Entries supplied
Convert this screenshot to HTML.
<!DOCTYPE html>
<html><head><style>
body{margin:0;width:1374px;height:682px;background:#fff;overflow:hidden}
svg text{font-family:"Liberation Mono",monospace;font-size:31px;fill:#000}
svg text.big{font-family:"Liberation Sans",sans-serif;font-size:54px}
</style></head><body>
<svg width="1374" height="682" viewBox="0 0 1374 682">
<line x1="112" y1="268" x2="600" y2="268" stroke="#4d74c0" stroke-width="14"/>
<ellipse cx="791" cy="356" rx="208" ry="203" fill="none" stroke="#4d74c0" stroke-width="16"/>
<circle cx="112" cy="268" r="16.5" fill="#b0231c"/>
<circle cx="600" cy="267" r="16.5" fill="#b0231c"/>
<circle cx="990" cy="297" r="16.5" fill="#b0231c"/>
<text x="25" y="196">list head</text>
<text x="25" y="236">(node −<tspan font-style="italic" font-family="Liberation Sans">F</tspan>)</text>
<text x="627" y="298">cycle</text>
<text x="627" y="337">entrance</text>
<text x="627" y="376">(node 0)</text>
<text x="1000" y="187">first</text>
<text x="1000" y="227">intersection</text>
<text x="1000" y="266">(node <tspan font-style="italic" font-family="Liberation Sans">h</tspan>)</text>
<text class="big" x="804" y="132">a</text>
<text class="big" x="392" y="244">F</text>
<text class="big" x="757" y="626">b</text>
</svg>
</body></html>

...

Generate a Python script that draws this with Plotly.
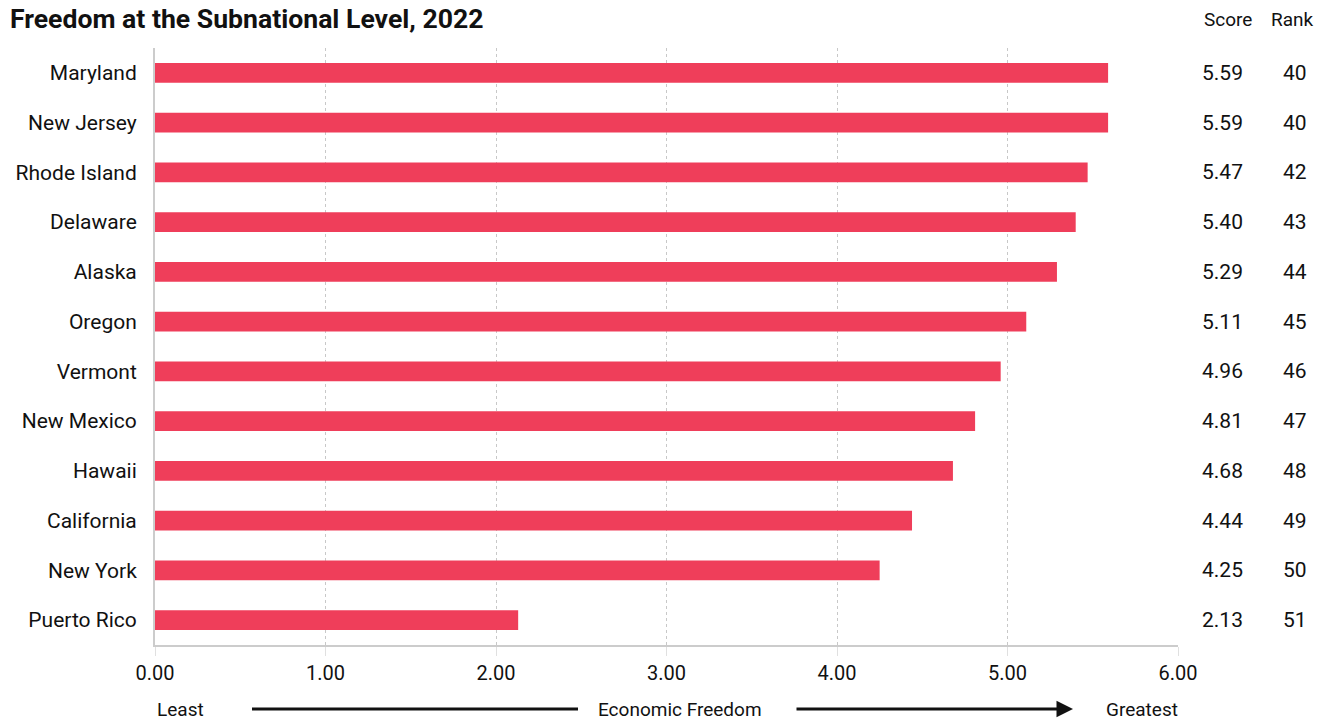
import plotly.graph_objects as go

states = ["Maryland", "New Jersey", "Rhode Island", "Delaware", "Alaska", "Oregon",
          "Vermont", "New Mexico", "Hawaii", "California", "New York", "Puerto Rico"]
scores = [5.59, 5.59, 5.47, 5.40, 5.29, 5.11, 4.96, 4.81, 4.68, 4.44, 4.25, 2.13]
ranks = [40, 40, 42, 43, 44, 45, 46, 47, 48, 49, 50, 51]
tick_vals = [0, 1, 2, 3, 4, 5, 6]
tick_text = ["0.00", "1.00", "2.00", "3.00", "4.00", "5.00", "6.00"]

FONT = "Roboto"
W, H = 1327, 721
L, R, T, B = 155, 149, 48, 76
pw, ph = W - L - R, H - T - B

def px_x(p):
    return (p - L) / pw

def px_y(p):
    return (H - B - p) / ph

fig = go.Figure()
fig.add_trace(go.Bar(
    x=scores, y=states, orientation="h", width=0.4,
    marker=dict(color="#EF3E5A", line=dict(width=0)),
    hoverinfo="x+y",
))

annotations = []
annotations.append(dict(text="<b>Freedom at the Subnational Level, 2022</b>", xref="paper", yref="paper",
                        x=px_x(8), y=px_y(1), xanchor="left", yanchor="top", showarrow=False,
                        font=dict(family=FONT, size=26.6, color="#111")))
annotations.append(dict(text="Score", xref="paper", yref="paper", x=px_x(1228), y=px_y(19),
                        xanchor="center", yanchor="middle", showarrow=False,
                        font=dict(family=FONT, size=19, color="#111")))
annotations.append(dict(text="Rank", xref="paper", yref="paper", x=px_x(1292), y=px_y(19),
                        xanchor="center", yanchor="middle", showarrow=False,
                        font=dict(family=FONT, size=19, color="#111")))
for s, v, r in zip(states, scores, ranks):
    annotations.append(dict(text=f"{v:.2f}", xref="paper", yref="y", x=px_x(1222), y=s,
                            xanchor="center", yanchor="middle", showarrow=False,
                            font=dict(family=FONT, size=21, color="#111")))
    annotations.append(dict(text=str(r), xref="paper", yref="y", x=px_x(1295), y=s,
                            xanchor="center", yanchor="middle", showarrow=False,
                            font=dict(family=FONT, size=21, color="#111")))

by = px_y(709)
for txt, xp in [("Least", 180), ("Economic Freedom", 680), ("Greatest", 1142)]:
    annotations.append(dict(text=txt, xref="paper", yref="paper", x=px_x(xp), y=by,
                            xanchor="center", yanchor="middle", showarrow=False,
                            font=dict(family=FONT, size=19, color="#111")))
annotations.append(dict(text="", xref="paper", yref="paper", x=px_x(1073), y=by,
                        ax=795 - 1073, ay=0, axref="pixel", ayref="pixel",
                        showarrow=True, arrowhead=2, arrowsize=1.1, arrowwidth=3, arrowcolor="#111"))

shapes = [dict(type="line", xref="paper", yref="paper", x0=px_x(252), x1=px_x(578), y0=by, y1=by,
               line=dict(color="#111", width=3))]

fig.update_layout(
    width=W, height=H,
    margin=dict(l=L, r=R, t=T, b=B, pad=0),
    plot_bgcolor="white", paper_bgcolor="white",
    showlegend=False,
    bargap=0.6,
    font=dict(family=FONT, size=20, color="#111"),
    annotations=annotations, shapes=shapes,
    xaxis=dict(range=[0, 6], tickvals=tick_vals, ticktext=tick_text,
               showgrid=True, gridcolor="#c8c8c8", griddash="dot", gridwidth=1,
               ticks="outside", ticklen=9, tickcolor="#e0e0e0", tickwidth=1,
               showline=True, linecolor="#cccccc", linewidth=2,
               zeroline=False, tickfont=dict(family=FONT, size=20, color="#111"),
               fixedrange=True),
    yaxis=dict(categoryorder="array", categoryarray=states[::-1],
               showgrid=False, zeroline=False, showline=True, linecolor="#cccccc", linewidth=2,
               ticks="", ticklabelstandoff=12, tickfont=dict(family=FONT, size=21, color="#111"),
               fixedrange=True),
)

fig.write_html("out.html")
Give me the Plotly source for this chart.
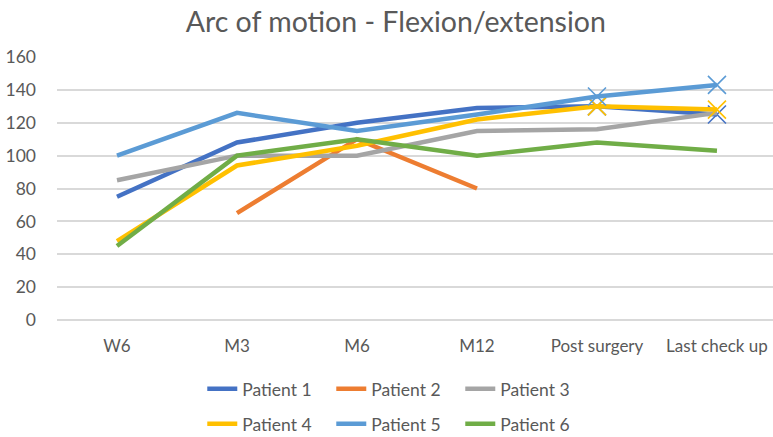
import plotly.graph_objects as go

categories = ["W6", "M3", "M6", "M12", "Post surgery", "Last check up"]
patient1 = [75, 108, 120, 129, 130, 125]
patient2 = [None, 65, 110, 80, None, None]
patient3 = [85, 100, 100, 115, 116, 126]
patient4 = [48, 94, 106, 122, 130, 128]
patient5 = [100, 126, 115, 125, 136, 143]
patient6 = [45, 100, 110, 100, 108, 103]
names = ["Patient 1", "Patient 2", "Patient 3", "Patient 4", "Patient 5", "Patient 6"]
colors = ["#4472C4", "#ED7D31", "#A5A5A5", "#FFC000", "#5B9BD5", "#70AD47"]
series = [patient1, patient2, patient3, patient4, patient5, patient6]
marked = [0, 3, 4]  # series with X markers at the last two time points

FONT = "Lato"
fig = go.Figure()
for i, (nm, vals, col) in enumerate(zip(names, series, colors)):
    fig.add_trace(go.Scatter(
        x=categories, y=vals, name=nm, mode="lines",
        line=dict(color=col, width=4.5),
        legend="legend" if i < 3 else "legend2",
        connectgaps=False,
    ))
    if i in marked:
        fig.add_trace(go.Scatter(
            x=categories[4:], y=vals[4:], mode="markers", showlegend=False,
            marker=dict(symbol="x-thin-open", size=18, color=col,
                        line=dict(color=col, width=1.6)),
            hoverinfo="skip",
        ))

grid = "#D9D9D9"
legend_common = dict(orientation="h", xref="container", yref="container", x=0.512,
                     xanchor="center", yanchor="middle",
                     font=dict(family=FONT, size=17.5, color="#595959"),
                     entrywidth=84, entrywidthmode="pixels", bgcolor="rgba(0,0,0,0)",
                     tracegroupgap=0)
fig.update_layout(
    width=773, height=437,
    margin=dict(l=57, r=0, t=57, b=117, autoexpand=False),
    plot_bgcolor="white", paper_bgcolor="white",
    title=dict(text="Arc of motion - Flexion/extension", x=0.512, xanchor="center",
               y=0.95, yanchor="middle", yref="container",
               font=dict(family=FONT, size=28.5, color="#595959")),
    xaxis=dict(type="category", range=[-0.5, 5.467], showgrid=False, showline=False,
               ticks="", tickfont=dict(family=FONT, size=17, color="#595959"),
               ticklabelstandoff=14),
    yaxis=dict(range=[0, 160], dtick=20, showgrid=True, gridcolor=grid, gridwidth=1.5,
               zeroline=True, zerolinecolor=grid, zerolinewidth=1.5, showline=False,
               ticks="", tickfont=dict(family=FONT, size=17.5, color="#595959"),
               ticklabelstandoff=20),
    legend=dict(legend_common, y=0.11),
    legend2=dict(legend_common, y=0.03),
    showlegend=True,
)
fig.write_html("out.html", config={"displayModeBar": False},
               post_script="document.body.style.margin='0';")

==

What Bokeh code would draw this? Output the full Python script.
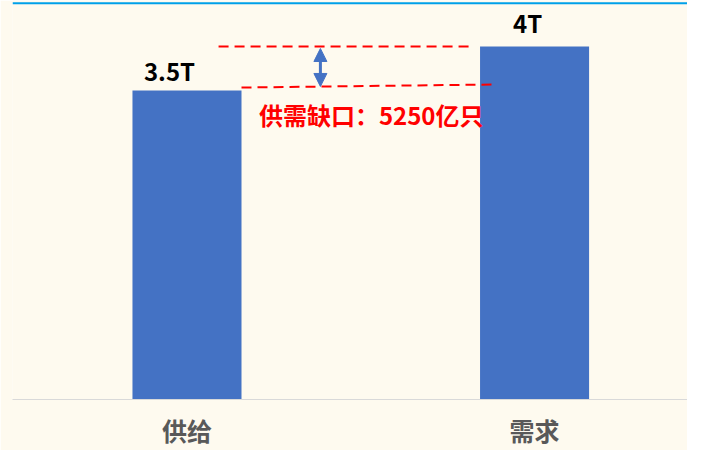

What the task asks
Of the lines in this listing, report how many contain the string "Python", and give the number only.

The completed task
2